Figure 3. Card containing 4 substrates with sintered chips
After formation, the silver layer between chip and substrate would only melt at 961 °C, the melting point of silver. Therefore the operating temperature of 175 °C is only 18% of the disassembly temperature which means that the silver layer will not fatigue over time in the usual application. This is quite different in the classical chip solder process, where the operating temperature of the device is about 60% of the disassembly temperature, thus leading to the well-known solder fatigue mechanisms in power cycling and thermal cycling. All power modules shown above require thin aluminum wires to connect to the top side of the chips by ultrasonic bonding. The mismatch of coefficient of thermal expansion of the aluminum wire and the chip causes these bond wires to lift off from the chip after a sufficient number of power cycles, limiting the lifetime of the power module. Although great progress has been made in materials, design and process, this fatigue is still a very limiting design factor, aiming at lower cost, higher power density and longer lifetime.
The SKiN Technology Replaces Bond Wires by Flexible Foils
The solution may come in form of flex foils instead of wire bonds, which is called SKiN technology. Bond wires are replaced by welding the chips with a flip chip process to a sandwich layer composed of aluminium, polyimide and copper. The aluminum side provides the load and gate tracks, the copper side can be designed to carry the drive and sense electronics. Vias through the polyimide layer enable contacts from the upper metal layer to the gates and sensors by thin wire bonding. One way to overcome the limitations of package materials is to simply leave them out. Instead of producing power modules in the classical fashion, DBC substrates may be used to build an embedded power electronic systems „from scratch“ by mechanical integration. This stripping of most of classical package components such has housings, terminals and base plates are called Un-Packaging.
Less is More: Un-Packaging the Chip for Longer Lifetime
The entire assembly requires only a small number of steps: Substrates are fabricated which contain power MOSFETs (soldered or sintered) in a dual pack configuration, temperature sensors and filter capacitors. These substrates are mounted on a heat sink together with a frame (high temperature compatible plastic material) with already moulded-in screw type terminals. Next, a DC and AC bus bar system with integrated DC-link capacitor is placed. A pressure part is mounted on top which contains pre-assembled springs for auxiliary contacts and presses the power terminals to the substrate, thus enabling thermal and electrical contact at the same time. Then a gate drive and sense electronic board and a controller board are mounted. Finally a metal or a plastic hood is placed over the assembly, providing environmental protection. The resulting motor drive inverter exhibits benchmark power density, withstands 20 g vibration and 100 g shock, and shows a very high thermal and power cycling capability and can therefore fully utilize the 200 °C junction temperature capability of advanced power MOSFETs. Due to its compact design and the integrated filter capacitors it exhibits very little conducted and radiated emissions.

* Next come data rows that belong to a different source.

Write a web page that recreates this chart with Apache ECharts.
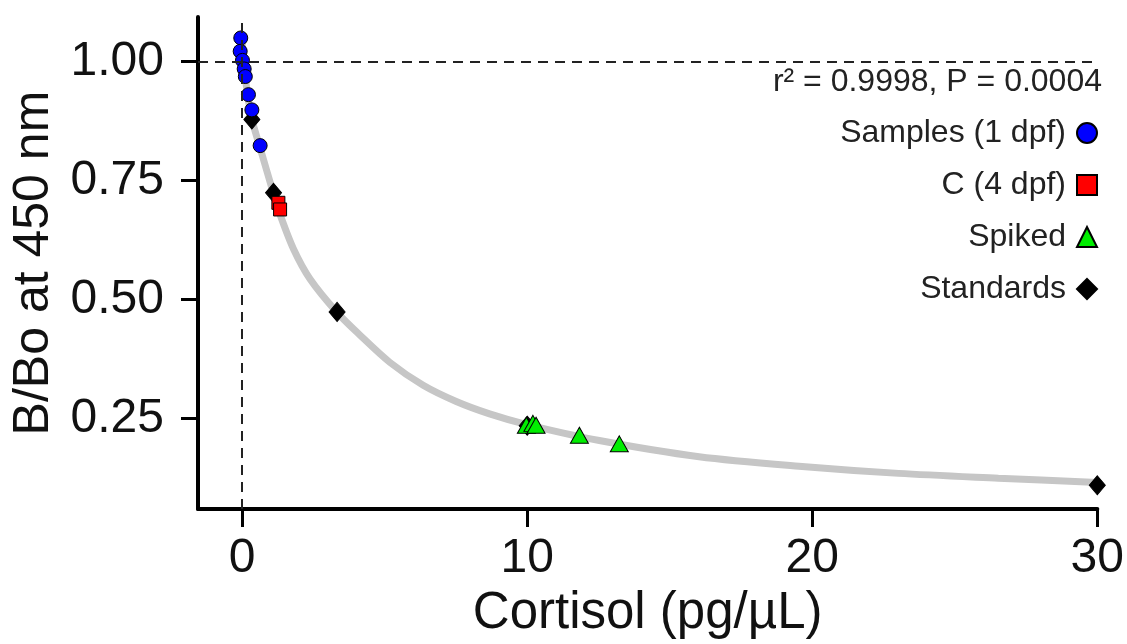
<!DOCTYPE html>
<html>
<head>
<meta charset="utf-8">
<title>Cortisol standard curve</title>
<script src="https://cdn.jsdelivr.net/npm/echarts@6/dist/echarts.min.js"></script>
<style>
body{margin:0;background:#fff;}
#main{width:1127px;height:644px;}
</style>
</head>
<body>
<div id="main"></div>
<script>
// points: [cortisol pg/uL, B/Bo]
var samples=[[-0.05,1.049],[-0.07,1.021],[0.01,1.002],[0.07,0.984],[0.11,0.968],[0.22,0.930],[0.34,0.898],[0.63,0.823]]
var cDpf=[[1.27,0.703],[1.33,0.689]]
var spiked=[[9.97,0.236],[10.2,0.240],[10.31,0.236],[11.83,0.215],[13.23,0.197]]
var standards=[[0.34,0.878],[1.1,0.724],[3.33,0.474],[10.0,0.235],[30,0.110]]
var fitCurve=[[0,1.06],[0.03,1.0],[0.1,0.97],[0.2,0.925],[0.34,0.878],[0.63,0.818],[1.1,0.722],[1.33,0.678],[1.8,0.606],[2.38,0.543],[3.31,0.474],[4.1,0.427],[5.18,0.368],[6.35,0.320],[7.51,0.286],[8.68,0.260],[9.96,0.238],[12.53,0.204],[16.03,0.170],[19.53,0.150],[23.03,0.135],[26.53,0.125],[30,0.116]]
var xTicks=[0,10,20,30]
var yTicks=[0.25,0.5,0.75,1.0]
var fitText='r\u00b2 = 0.9998, P = 0.0004'

var font='"Liberation Sans", Arial, sans-serif'
var chartDom=document.getElementById('main')
var myChart=echarts.init(chartDom)
var option={
	animation:false,
	backgroundColor:'#fff',
	grid:{left:198,right:27,top:17,bottom:134},
	legend:{
		orient:'vertical',
		align:'right',
		right:24,
		top:112,
		itemWidth:20,
		itemHeight:20,
		itemGap:20,
		selectedMode:false,
		textStyle:{fontSize:32,color:'#222',fontFamily:font,padding:[0,6,0,0]},
		data:['Samples (1 dpf)','C (4 dpf)','Spiked','Standards']
	},
	graphic:[{
		type:'text',
		right:25,
		top:66,
		style:{text:fitText,fontSize:32,fill:'#222',fontFamily:font}
	}],
	xAxis:{
		type:'value',
		min:-1.55,
		max:30,
		name:'Cortisol (pg/\u00b5L)',
		nameLocation:'middle',
		nameGap:74,
		nameTextStyle:{fontSize:51,color:'#111',fontFamily:font},
		splitLine:{show:false},
		axisLine:{onZero:false,lineStyle:{color:'#000',width:4}},
		axisTick:{customValues:xTicks,length:18,lineStyle:{color:'#000',width:3}},
		axisLabel:{customValues:xTicks,margin:26,fontSize:48,color:'#111',fontFamily:font}
	},
	yAxis:{
		type:'value',
		min:0.06,
		max:1.093,
		name:'B/Bo at 450 nm',
		nameLocation:'middle',
		nameGap:136,
		nameTextStyle:{fontSize:50,color:'#111',fontFamily:font},
		splitLine:{show:false},
		axisLine:{onZero:false,lineStyle:{color:'#000',width:4}},
		axisTick:{customValues:yTicks,length:17,lineStyle:{color:'#000',width:3}},
		axisLabel:{customValues:yTicks,margin:34,fontSize:48,color:'#111',fontFamily:font,
			formatter:function(v){return v.toFixed(2)}}
	},
	series:[
		{
			name:'fit',
			type:'line',
			data:fitCurve,
			smooth:0.3,
			showSymbol:false,
			silent:true,
			z:1,
			lineStyle:{color:'#c6c6c6',width:7},
			markLine:{
				silent:true,
				symbol:'none',
				label:{show:false},
				lineStyle:{color:'#222',width:2,type:[10,7]},
				data:[{xAxis:0},{yAxis:1}]
			}
		},
		{
			name:'Standards',
			type:'scatter',
			data:standards,
			symbol:'diamond',
			symbolSize:[16,19],
			z:3,
			itemStyle:{color:'#000',borderColor:'#000',borderWidth:1,opacity:1}
		},
		{
			name:'Samples (1 dpf)',
			type:'scatter',
			data:samples,
			symbol:'circle',
			symbolSize:14,
			z:4,
			itemStyle:{color:'#0000ff',borderColor:'#000',borderWidth:1,opacity:1}
		},
		{
			name:'C (4 dpf)',
			type:'scatter',
			data:cDpf,
			symbol:'rect',
			symbolSize:13,
			z:4,
			itemStyle:{color:'#ff0000',borderColor:'#000',borderWidth:1,opacity:1}
		},
		{
			name:'Spiked',
			type:'scatter',
			data:spiked,
			symbol:'triangle',
			symbolSize:[18,16],
			z:4,
			itemStyle:{color:'#00ee00',borderColor:'#000',borderWidth:1,opacity:1}
		}
	]
}
myChart.setOption(option)
</script>
</body>
</html>
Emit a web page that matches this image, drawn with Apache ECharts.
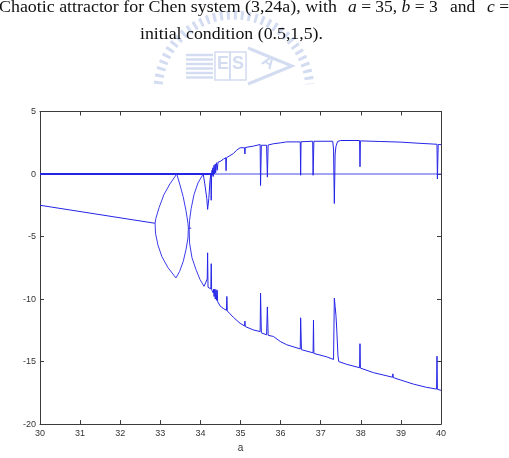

Possibilities for the Future
Renewable energies and electric vehicles represent strongly growing markets for power semiconductor modules and systems. Besides the high market dynamics, both application areas have very high technical and economical expectations. Emerging technologies, such as IGBT pressure contact modules, felx foils and un-packaged, embedded system may provide the right answers. To be successful in the future, it will be important to serve the market perfectly by satisfying demands with existing products and at the same time to drive the innovation to inspire these new markets.